## [Problem to solve]
From the listing that follows, output everything exactly except the pictures.

-- BEGIN --

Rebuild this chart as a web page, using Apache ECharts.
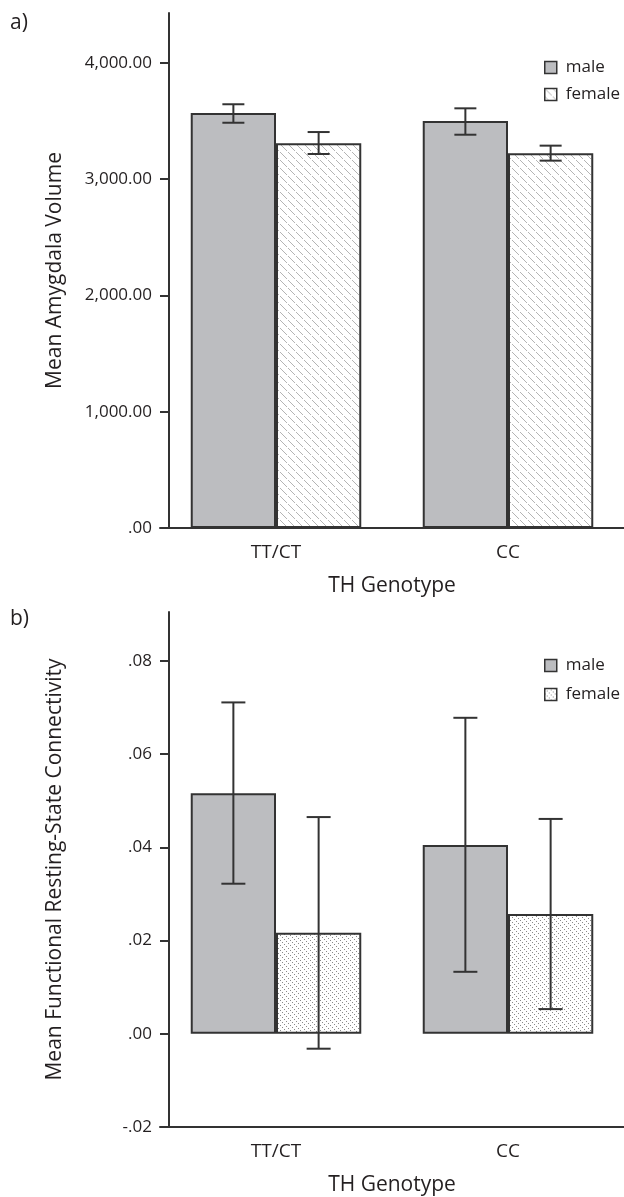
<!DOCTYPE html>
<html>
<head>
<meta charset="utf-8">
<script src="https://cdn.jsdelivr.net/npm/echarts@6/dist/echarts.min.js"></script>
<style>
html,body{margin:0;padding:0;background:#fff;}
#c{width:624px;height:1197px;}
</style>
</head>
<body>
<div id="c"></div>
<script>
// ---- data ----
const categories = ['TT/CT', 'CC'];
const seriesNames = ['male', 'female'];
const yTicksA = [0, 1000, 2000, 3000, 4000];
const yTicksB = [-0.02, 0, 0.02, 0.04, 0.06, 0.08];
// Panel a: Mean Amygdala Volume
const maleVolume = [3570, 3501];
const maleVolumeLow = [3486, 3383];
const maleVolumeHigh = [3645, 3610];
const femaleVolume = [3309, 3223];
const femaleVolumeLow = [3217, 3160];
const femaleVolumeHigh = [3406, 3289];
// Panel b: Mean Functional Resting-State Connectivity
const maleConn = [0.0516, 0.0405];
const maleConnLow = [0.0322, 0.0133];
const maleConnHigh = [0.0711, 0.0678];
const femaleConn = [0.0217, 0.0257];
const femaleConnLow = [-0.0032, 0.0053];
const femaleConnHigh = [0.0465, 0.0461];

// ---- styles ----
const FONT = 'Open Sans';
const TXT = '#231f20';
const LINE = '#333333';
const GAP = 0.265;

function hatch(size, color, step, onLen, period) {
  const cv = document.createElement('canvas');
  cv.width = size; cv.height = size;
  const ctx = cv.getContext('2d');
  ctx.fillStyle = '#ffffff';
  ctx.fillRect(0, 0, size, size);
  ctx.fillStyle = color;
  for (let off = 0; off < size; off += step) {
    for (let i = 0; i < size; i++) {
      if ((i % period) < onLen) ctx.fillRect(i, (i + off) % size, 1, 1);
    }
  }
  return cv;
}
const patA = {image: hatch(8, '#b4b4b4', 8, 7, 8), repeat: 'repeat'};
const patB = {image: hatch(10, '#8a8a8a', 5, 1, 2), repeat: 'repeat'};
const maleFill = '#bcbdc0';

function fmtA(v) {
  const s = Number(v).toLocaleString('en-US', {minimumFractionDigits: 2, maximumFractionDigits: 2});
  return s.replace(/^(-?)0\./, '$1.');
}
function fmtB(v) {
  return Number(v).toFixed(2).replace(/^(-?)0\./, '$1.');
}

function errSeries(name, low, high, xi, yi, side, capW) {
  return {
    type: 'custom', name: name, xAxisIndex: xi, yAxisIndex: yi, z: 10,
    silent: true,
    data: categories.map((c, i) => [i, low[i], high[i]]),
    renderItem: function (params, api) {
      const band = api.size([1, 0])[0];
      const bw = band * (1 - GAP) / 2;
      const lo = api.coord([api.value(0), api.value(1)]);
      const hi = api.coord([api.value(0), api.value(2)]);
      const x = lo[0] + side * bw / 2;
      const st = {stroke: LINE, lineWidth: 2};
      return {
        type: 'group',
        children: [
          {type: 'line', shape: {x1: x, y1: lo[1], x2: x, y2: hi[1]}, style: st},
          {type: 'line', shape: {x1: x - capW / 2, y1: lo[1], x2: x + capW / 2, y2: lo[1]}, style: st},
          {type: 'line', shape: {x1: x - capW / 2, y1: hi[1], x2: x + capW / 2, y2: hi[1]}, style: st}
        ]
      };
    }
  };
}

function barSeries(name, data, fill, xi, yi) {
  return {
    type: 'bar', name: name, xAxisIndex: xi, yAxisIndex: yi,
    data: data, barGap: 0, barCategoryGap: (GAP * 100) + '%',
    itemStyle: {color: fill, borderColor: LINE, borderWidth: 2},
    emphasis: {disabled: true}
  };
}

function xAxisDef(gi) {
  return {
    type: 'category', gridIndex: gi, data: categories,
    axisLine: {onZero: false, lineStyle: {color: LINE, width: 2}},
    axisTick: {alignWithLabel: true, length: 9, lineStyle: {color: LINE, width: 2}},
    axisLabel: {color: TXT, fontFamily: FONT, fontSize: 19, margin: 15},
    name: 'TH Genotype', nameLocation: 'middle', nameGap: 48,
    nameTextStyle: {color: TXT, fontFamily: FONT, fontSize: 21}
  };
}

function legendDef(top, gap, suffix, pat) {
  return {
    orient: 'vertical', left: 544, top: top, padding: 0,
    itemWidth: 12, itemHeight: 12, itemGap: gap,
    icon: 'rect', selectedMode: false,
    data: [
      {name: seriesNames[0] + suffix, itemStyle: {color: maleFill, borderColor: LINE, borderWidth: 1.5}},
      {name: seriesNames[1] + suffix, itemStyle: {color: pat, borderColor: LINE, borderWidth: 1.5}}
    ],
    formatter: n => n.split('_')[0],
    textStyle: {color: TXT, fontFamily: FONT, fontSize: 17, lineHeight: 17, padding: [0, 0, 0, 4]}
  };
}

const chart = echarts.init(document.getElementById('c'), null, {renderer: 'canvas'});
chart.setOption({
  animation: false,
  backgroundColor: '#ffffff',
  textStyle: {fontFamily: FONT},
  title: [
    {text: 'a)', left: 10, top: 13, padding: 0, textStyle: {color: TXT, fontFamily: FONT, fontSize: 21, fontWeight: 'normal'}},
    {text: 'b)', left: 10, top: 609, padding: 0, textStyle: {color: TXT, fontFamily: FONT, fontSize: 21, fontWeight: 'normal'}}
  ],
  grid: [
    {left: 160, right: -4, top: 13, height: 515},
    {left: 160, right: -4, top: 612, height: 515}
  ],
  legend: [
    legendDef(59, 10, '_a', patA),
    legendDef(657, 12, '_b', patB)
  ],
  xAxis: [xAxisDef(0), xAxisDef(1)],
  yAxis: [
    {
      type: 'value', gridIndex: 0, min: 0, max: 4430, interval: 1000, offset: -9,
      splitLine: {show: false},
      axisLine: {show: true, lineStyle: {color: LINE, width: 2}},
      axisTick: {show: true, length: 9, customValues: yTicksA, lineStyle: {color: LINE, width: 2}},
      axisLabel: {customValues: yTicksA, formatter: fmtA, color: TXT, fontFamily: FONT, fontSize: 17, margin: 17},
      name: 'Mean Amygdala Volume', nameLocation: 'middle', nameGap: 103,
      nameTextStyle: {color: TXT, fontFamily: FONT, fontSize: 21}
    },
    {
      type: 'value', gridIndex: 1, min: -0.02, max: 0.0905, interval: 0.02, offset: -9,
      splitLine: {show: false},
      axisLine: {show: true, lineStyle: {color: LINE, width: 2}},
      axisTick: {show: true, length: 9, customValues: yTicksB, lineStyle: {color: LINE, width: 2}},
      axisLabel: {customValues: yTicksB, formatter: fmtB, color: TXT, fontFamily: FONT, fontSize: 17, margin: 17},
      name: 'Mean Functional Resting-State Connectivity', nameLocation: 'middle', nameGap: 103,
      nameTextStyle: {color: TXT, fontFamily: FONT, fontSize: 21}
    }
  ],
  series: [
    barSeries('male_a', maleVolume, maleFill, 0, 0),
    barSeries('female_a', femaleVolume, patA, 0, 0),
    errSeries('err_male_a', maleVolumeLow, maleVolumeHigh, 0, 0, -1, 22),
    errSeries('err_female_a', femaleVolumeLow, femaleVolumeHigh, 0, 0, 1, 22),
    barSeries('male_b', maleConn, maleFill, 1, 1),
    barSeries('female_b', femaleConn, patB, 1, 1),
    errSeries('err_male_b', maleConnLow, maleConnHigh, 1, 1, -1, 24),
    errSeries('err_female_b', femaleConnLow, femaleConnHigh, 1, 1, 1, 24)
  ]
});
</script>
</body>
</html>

-- END --

## [Expected output]
Rebuild this chart as a web page, using Apache ECharts.
<!DOCTYPE html>
<html>
<head>
<meta charset="utf-8">
<script src="https://cdn.jsdelivr.net/npm/echarts@6/dist/echarts.min.js"></script>
<style>
html,body{margin:0;padding:0;background:#fff;}
#c{width:624px;height:1197px;}
</style>
</head>
<body>
<div id="c"></div>
<script>
// ---- data ----
const categories = ['TT/CT', 'CC'];
const seriesNames = ['male', 'female'];
const yTicksA = [0, 1000, 2000, 3000, 4000];
const yTicksB = [-0.02, 0, 0.02, 0.04, 0.06, 0.08];
// Panel a: Mean Amygdala Volume
const maleVolume = [3570, 3501];
const maleVolumeLow = [3486, 3383];
const maleVolumeHigh = [3645, 3610];
const femaleVolume = [3309, 3223];
const femaleVolumeLow = [3217, 3160];
const femaleVolumeHigh = [3406, 3289];
// Panel b: Mean Functional Resting-State Connectivity
const maleConn = [0.0516, 0.0405];
const maleConnLow = [0.0322, 0.0133];
const maleConnHigh = [0.0711, 0.0678];
const femaleConn = [0.0217, 0.0257];
const femaleConnLow = [-0.0032, 0.0053];
const femaleConnHigh = [0.0465, 0.0461];

// ---- styles ----
const FONT = 'Open Sans';
const TXT = '#231f20';
const LINE = '#333333';
const GAP = 0.265;

function hatch(size, color, step, onLen, period) {
  const cv = document.createElement('canvas');
  cv.width = size; cv.height = size;
  const ctx = cv.getContext('2d');
  ctx.fillStyle = '#ffffff';
  ctx.fillRect(0, 0, size, size);
  ctx.fillStyle = color;
  for (let off = 0; off < size; off += step) {
    for (let i = 0; i < size; i++) {
      if ((i % period) < onLen) ctx.fillRect(i, (i + off) % size, 1, 1);
    }
  }
  return cv;
}
const patA = {image: hatch(8, '#b4b4b4', 8, 7, 8), repeat: 'repeat'};
const patB = {image: hatch(10, '#8a8a8a', 5, 1, 2), repeat: 'repeat'};
const maleFill = '#bcbdc0';

function fmtA(v) {
  const s = Number(v).toLocaleString('en-US', {minimumFractionDigits: 2, maximumFractionDigits: 2});
  return s.replace(/^(-?)0\./, '$1.');
}
function fmtB(v) {
  return Number(v).toFixed(2).replace(/^(-?)0\./, '$1.');
}

function errSeries(name, low, high, xi, yi, side, capW) {
  return {
    type: 'custom', name: name, xAxisIndex: xi, yAxisIndex: yi, z: 10,
    silent: true,
    data: categories.map((c, i) => [i, low[i], high[i]]),
    renderItem: function (params, api) {
      const band = api.size([1, 0])[0];
      const bw = band * (1 - GAP) / 2;
      const lo = api.coord([api.value(0), api.value(1)]);
      const hi = api.coord([api.value(0), api.value(2)]);
      const x = lo[0] + side * bw / 2;
      const st = {stroke: LINE, lineWidth: 2};
      return {
        type: 'group',
        children: [
          {type: 'line', shape: {x1: x, y1: lo[1], x2: x, y2: hi[1]}, style: st},
          {type: 'line', shape: {x1: x - capW / 2, y1: lo[1], x2: x + capW / 2, y2: lo[1]}, style: st},
          {type: 'line', shape: {x1: x - capW / 2, y1: hi[1], x2: x + capW / 2, y2: hi[1]}, style: st}
        ]
      };
    }
  };
}

function barSeries(name, data, fill, xi, yi) {
  return {
    type: 'bar', name: name, xAxisIndex: xi, yAxisIndex: yi,
    data: data, barGap: 0, barCategoryGap: (GAP * 100) + '%',
    itemStyle: {color: fill, borderColor: LINE, borderWidth: 2},
    emphasis: {disabled: true}
  };
}

function xAxisDef(gi) {
  return {
    type: 'category', gridIndex: gi, data: categories,
    axisLine: {onZero: false, lineStyle: {color: LINE, width: 2}},
    axisTick: {alignWithLabel: true, length: 9, lineStyle: {color: LINE, width: 2}},
    axisLabel: {color: TXT, fontFamily: FONT, fontSize: 19, margin: 15},
    name: 'TH Genotype', nameLocation: 'middle', nameGap: 48,
    nameTextStyle: {color: TXT, fontFamily: FONT, fontSize: 21}
  };
}

function legendDef(top, gap, suffix, pat) {
  return {
    orient: 'vertical', left: 544, top: top, padding: 0,
    itemWidth: 12, itemHeight: 12, itemGap: gap,
    icon: 'rect', selectedMode: false,
    data: [
      {name: seriesNames[0] + suffix, itemStyle: {color: maleFill, borderColor: LINE, borderWidth: 1.5}},
      {name: seriesNames[1] + suffix, itemStyle: {color: pat, borderColor: LINE, borderWidth: 1.5}}
    ],
    formatter: n => n.split('_')[0],
    textStyle: {color: TXT, fontFamily: FONT, fontSize: 17, lineHeight: 17, padding: [0, 0, 0, 4]}
  };
}

const chart = echarts.init(document.getElementById('c'), null, {renderer: 'canvas'});
chart.setOption({
  animation: false,
  backgroundColor: '#ffffff',
  textStyle: {fontFamily: FONT},
  title: [
    {text: 'a)', left: 10, top: 13, padding: 0, textStyle: {color: TXT, fontFamily: FONT, fontSize: 21, fontWeight: 'normal'}},
    {text: 'b)', left: 10, top: 609, padding: 0, textStyle: {color: TXT, fontFamily: FONT, fontSize: 21, fontWeight: 'normal'}}
  ],
  grid: [
    {left: 160, right: -4, top: 13, height: 515},
    {left: 160, right: -4, top: 612, height: 515}
  ],
  legend: [
    legendDef(59, 10, '_a', patA),
    legendDef(657, 12, '_b', patB)
  ],
  xAxis: [xAxisDef(0), xAxisDef(1)],
  yAxis: [
    {
      type: 'value', gridIndex: 0, min: 0, max: 4430, interval: 1000, offset: -9,
      splitLine: {show: false},
      axisLine: {show: true, lineStyle: {color: LINE, width: 2}},
      axisTick: {show: true, length: 9, customValues: yTicksA, lineStyle: {color: LINE, width: 2}},
      axisLabel: {customValues: yTicksA, formatter: fmtA, color: TXT, fontFamily: FONT, fontSize: 17, margin: 17},
      name: 'Mean Amygdala Volume', nameLocation: 'middle', nameGap: 103,
      nameTextStyle: {color: TXT, fontFamily: FONT, fontSize: 21}
    },
    {
      type: 'value', gridIndex: 1, min: -0.02, max: 0.0905, interval: 0.02, offset: -9,
      splitLine: {show: false},
      axisLine: {show: true, lineStyle: {color: LINE, width: 2}},
      axisTick: {show: true, length: 9, customValues: yTicksB, lineStyle: {color: LINE, width: 2}},
      axisLabel: {customValues: yTicksB, formatter: fmtB, color: TXT, fontFamily: FONT, fontSize: 17, margin: 17},
      name: 'Mean Functional Resting-State Connectivity', nameLocation: 'middle', nameGap: 103,
      nameTextStyle: {color: TXT, fontFamily: FONT, fontSize: 21}
    }
  ],
  series: [
    barSeries('male_a', maleVolume, maleFill, 0, 0),
    barSeries('female_a', femaleVolume, patA, 0, 0),
    errSeries('err_male_a', maleVolumeLow, maleVolumeHigh, 0, 0, -1, 22),
    errSeries('err_female_a', femaleVolumeLow, femaleVolumeHigh, 0, 0, 1, 22),
    barSeries('male_b', maleConn, maleFill, 1, 1),
    barSeries('female_b', femaleConn, patB, 1, 1),
    errSeries('err_male_b', maleConnLow, maleConnHigh, 1, 1, -1, 24),
    errSeries('err_female_b', femaleConnLow, femaleConnHigh, 1, 1, 1, 24)
  ]
});
</script>
</body>
</html>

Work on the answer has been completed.